A purple-and-blue coloured Zentradi appears for a minute, watching Ranka from the prison crowd, and he's obviously meant to be Temujin, a one-shot antagonist from the original series who was an apparent clone of Kamjin Kravshera (Khyron) and acted almost exactly like the original character. Here, as just a random prisoner enjoying a concert who happens to look a bit like an older character, he's palatable.

In fact, I liked the whole removal of the "Fastest Delivery" episode. More on that before this, and after this, but I don't want to clog up this particular review. Suffice it to say, it's now not about Zentradi being disposable victims/comic relief in a way that makes no sense, but just mixed-race prisoners enjoying a concert, and that's good.

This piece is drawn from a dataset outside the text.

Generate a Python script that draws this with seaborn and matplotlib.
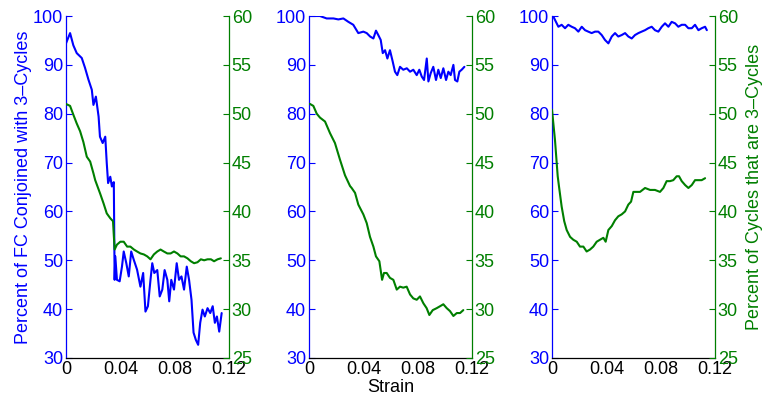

(Klan asking the Zentradi in the crowd to "stir up [their] blood" is probably only something a young whippersnapper like her could say--it'd be easy to think of modern Zentradi as having some special fighting quality when you've only seen them fight voluntarily and perhaps then with true passion. Silly girl.)

Although I only picked up this movie for the promise of cracked-out concert scenes (and boy, did it deliver!) I ended up enjoying it on a larger level as well. It still feels rather clunky, not fully surrendering itself to the pacing and stylistic conventions of a film, but I've enjoyed it more than I have anything Macross in a long time.

I think…I will try to watch the first one, too.